GIVEN INFORMATION:

※ ※ ※

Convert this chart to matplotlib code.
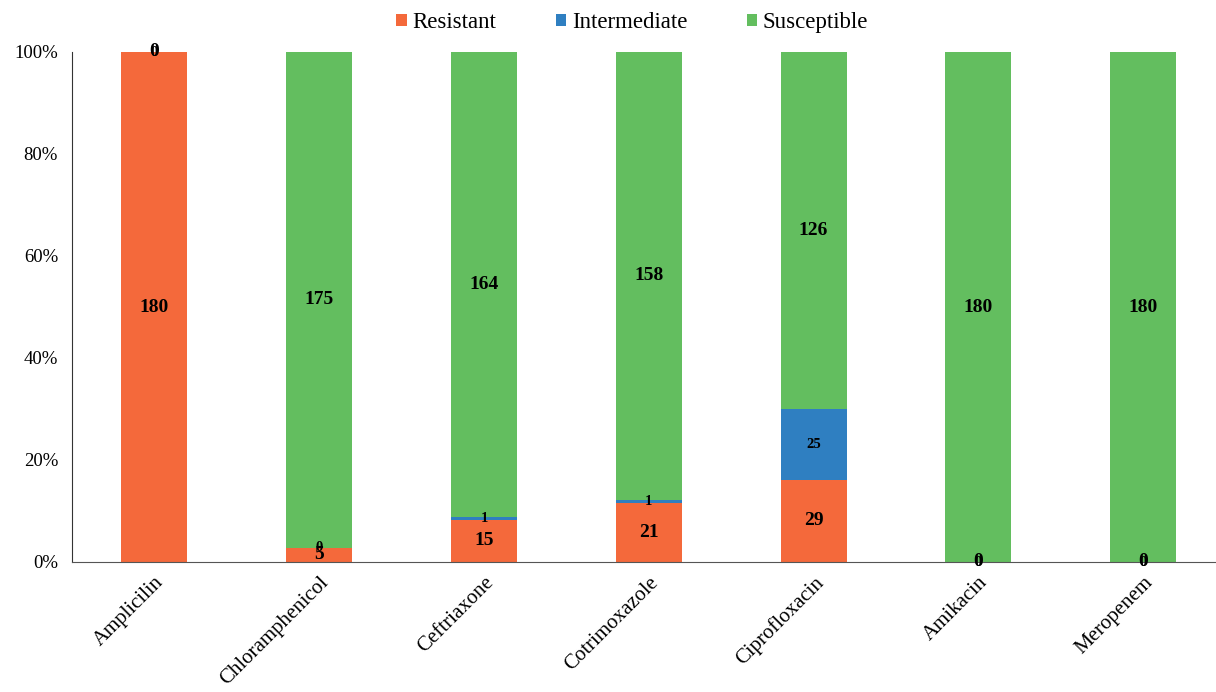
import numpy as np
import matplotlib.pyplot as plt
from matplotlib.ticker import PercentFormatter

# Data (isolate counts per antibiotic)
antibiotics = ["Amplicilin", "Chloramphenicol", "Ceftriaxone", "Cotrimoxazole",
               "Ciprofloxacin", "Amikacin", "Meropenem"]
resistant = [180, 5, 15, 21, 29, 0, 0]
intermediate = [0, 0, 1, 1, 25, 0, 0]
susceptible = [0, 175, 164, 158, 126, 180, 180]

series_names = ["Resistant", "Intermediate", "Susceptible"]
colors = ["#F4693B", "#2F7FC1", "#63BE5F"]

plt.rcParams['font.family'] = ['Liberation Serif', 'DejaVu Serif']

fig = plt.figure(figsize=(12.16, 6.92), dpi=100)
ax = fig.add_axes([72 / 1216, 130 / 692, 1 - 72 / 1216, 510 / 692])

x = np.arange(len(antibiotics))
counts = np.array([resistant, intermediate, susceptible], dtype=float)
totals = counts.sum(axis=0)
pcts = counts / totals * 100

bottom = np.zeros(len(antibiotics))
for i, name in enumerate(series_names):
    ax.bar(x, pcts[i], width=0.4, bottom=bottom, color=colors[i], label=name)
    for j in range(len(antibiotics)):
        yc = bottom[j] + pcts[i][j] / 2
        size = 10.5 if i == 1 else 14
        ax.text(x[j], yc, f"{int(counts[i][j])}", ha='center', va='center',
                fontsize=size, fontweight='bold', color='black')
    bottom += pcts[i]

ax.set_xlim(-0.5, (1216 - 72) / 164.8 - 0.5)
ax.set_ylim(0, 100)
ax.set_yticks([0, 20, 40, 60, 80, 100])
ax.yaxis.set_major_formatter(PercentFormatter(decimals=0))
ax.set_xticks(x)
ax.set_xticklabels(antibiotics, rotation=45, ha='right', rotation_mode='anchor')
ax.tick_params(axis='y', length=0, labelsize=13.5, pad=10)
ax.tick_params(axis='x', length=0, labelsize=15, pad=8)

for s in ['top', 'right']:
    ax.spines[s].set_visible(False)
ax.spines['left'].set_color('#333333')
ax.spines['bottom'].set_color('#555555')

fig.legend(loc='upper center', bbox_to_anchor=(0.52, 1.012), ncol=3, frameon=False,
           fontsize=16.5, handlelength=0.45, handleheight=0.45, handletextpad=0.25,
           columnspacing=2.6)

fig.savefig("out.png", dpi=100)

※ ※ ※

TASK GOAL:
From the first line of the material down to the line containing "ax = fig.add_axes([72", inclusive, return each line exactly, skipping any picture.

WRITTEN SOLUTION:
Convert this chart to matplotlib code.
import numpy as np
import matplotlib.pyplot as plt
from matplotlib.ticker import PercentFormatter

# Data (isolate counts per antibiotic)
antibiotics = ["Amplicilin", "Chloramphenicol", "Ceftriaxone", "Cotrimoxazole",
               "Ciprofloxacin", "Amikacin", "Meropenem"]
resistant = [180, 5, 15, 21, 29, 0, 0]
intermediate = [0, 0, 1, 1, 25, 0, 0]
susceptible = [0, 175, 164, 158, 126, 180, 180]

series_names = ["Resistant", "Intermediate", "Susceptible"]
colors = ["#F4693B", "#2F7FC1", "#63BE5F"]

plt.rcParams['font.family'] = ['Liberation Serif', 'DejaVu Serif']

fig = plt.figure(figsize=(12.16, 6.92), dpi=100)
ax = fig.add_axes([72 / 1216, 130 / 692, 1 - 72 / 1216, 510 / 692])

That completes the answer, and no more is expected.